Even Venezuela recognised it as part of Guyana’s EEZ until very recently.
After Maduro mismanaged one of the most resource rich countries into basically a failed state, he’s now trying to cling to power the tried and true way: stoking a pointless war with its neighbour.
Best case he’s trying to rally support for a 2025 election, or use the threat of as an excuse to say the election. Worst case he’s gonna do a Putin and actually start a war. Not a bad time for it either, whilst the world is already distracted with Ukraine and and Gaza.
Here’s a decent video summary: https://www.youtube.com/watch?v=DQ7fTSirNDs
https://www.youtube.com/watch?v=DQ7fTSirNDs if you want to watch a video all about the situation, and history, instead of having to read up on it.
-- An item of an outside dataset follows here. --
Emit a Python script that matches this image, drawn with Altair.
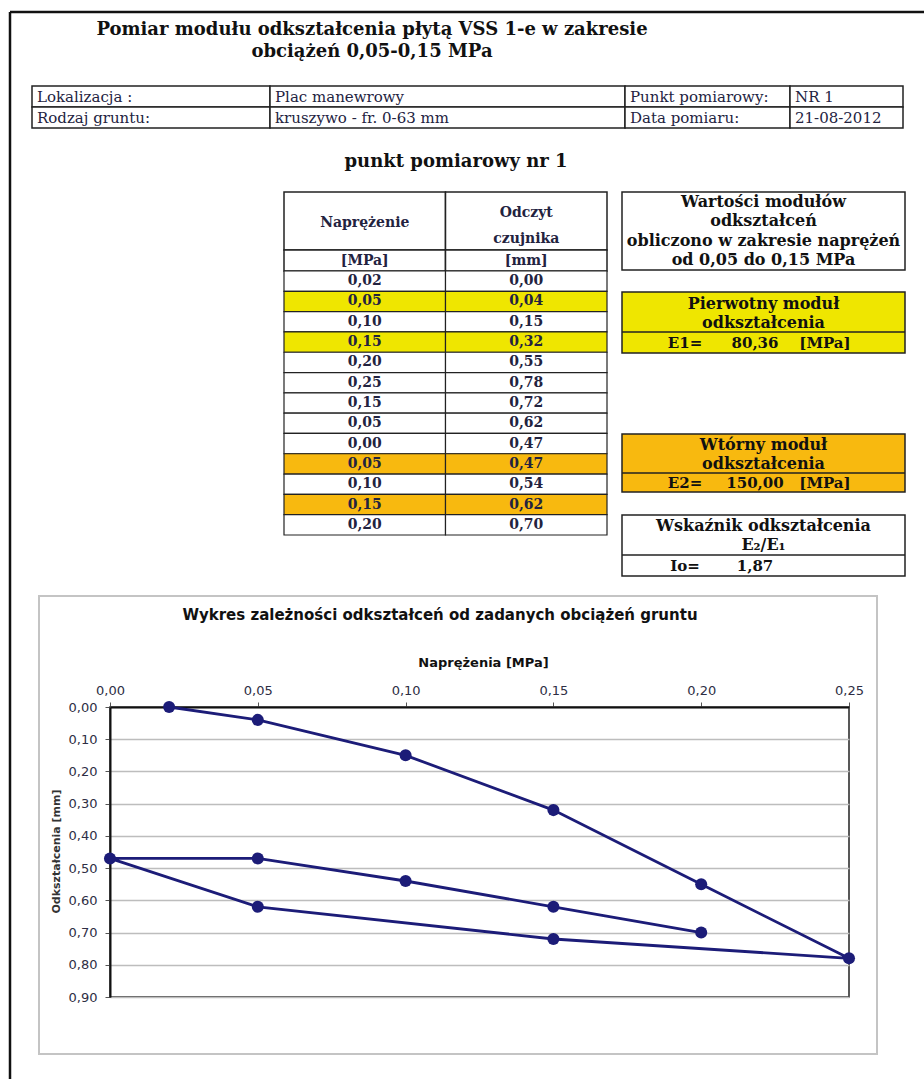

TLDR though: To keep the borders they’ve had for like 100ish years, it’s a low population poorer country that is now rising in wealth due to a lot of oil in their exclusive economic zone thanks to the current borders. Their neighbor wants 2/3 of their territory, and control to the large supply of quality oil.
I would still watch the video though, was very informative.
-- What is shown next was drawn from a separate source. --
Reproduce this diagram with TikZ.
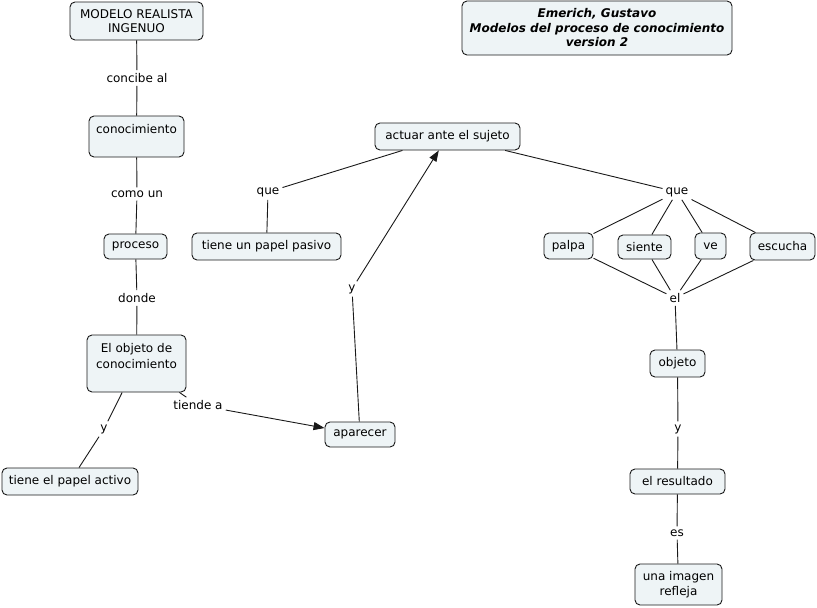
\documentclass[tikz,border=0pt]{standalone}
\usepackage{fontspec}
\setmainfont{DejaVu Sans}
\usetikzlibrary{arrows.meta}
\definecolor{cfill}{RGB}{238,244,246}
\definecolor{cline}{RGB}{25,25,25}
\begin{document}
\begin{tikzpicture}[x=1pt,y=-1pt,
  concept/.style={draw=cline, rounded corners=5pt, fill=cfill, inner sep=0pt, align=center,
    font=\fontsize{12}{14.5}\selectfont, line width=0.9pt},
  lab/.style={inner sep=3pt, font=\fontsize{12}{14.5}\selectfont},
  conn/.style={line width=0.9pt, draw=cline},
  arr/.style={conn, -{Triangle[length=11pt,width=8pt]}}]
\useasboundingbox (0,0) rectangle (817,608);
% concepts
\node[concept, minimum width=133, minimum height=38] (m) at (136.5,21) {MODELO REALISTA\\INGENUO};
\node[concept, minimum width=270, minimum height=54, font=\fontsize{12}{14.5}\selectfont\bfseries\itshape] (t) at (597,28) {Emerich, Gustavo\\Modelos del proceso de conocimiento\\version 2};
\node[concept, minimum width=95, minimum height=41] (c) at (136.5,136.5) {conocimiento\\\mbox{}};
\node[concept, minimum width=63, minimum height=25] (p) at (135.5,246.5) {proceso};
\node[concept, minimum width=99, minimum height=57, font=\fontsize{12}{16}\selectfont] (o) at (136.5,363.5) {El objeto de\\conocimiento\\\mbox{}};
\node[concept, minimum width=136, minimum height=27] (ta) at (70,481.5) {tiene el papel activo};
\node[concept, minimum width=70, minimum height=25] (ap) at (360,434.5) {aparecer};
\node[concept, minimum width=145, minimum height=27] (ac) at (447.5,136.5) {actuar ante el sujeto};
\node[concept, minimum width=149, minimum height=27] (tp) at (266.5,246.5) {tiene un papel pasivo};
\node[concept, minimum width=49, minimum height=26] (pa) at (568.5,246) {palpa};
\node[concept, minimum width=53, minimum height=24] (si) at (644.5,247) {siente};
\node[concept, minimum width=31, minimum height=26] (ve) at (710.5,246) {ve};
\node[concept, minimum width=65, minimum height=27] (es) at (782.5,246.5) {escucha};
\node[concept, minimum width=55, minimum height=27] (ob) at (677.5,363.5) {objeto};
\node[concept, minimum width=95, minimum height=25] (er) at (677.5,481.5) {el resultado};
\node[concept, minimum width=87, minimum height=41] (ui) at (678.5,584.5) {una imagen\\refleja};
% linking labels
\node[lab] (l1) at (137,78) {concibe al};
\node[lab] (l2) at (137,194) {como un};
\node[lab] (l3) at (137,298) {donde};
\node[lab] (l4) at (198,405) {tiende a};
\node[lab] (l5) at (104,429) {y};
\node[lab] (l6) at (352,289) {y};
\node[lab] (l7) at (268,192) {que};
\node[lab] (l8) at (677,192) {que};
\node[lab] (l9) at (675,298) {el};
\node[lab] (l10) at (678,429) {y};
\node[lab] (l11) at (677,533) {es};
% connectors
\draw[conn] (m) -- (l1); \draw[conn] (l1) -- (c);
\draw[conn] (c) -- (l2); \draw[conn] (l2) -- (p);
\draw[conn] (p) -- (l3); \draw[conn] (l3) -- (o);
\draw[conn] (o) -- (l4); \draw[arr] (l4) -- (ap);
\draw[conn] (o) -- (l5); \draw[conn] (l5) -- (ta);
\draw[conn] (ap) -- (l6); \draw[arr] (l6) -- (ac);
\draw[conn] (ac) -- (l7); \draw[conn] (l7) -- (tp);
\draw[conn] (ac) -- (l8);
\draw[conn] (l8) -- (pa); \draw[conn] (l8) -- (si);
\draw[conn] (l8) -- (ve); \draw[conn] (l8) -- (es);
\draw[conn] (pa) -- (l9); \draw[conn] (si) -- (l9);
\draw[conn] (ve) -- (l9); \draw[conn] (es) -- (l9);
\draw[conn] (l9) -- (ob); \draw[conn] (ob) -- (l10);
\draw[conn] (l10) -- (er); \draw[conn] (er) -- (l11);
\draw[conn] (l11) -- (ui);
\end{tikzpicture}
\end{document}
https://en.wikipedia.org/wiki/Guyana–Venezuela_territorial_dispute summarizes the history. I think what Guyana wants is the status quo.
This is the best summary I could come up with:
A Royal Navy patrol ship will be sent to Guyana in a show of British support for the Commonwealth country.
Tension over the border region of Essequibo has raised worries about a military conflict, with Venezuela insisting Essequibo was part of its territory during the Spanish colonial period and arguing a 1966 Geneva agreement with Britain and the country then called British Guiana, now Guyana, nullified a border drawn in 1899 by international arbitrators.
The dispute was reignited with the discovery of oil in Guyana and escalated when Venezuela voted in a referendum on 3 December to claim two-thirds of its smaller neighbour.
The offshore patrol vessel HMS Trent is in Barbados over Christmas and will then head to Guyana for activities which will be carried out at sea.
Earlier this month, the Foreign Office minister for the Americas and Caribbean, David Rutley, visited Guyana.
HMS Trent is a River-class patrol vessel, designed for work including what the government describes as “defence diplomacy”.
The original article contains 295 words, the summary contains 163 words. Saved 45%. I’m a bot and I’m open source!
It’s, like, a counter-piracy boat 😆 I’m sure Venezuela is quaking in its boots. https://en.wikipedia.org/wiki/HMS_Trent_(P224)
The problem would be accidentally shooting at it or getting into any other crufuffle with it.
Venezuela can just claim that it happened in Venezuelan territorial waters. It’s the China playbook and it’s not entirely invalid. Veneuzuela’s claim on the Essequibo is pretty strong, but Britain wants to avoid setting the precedent that their colonial-era borders are invalid.
What they claim will be irrelevant, if the UK and any other countries decide that this was not the case, the casus belli will be made.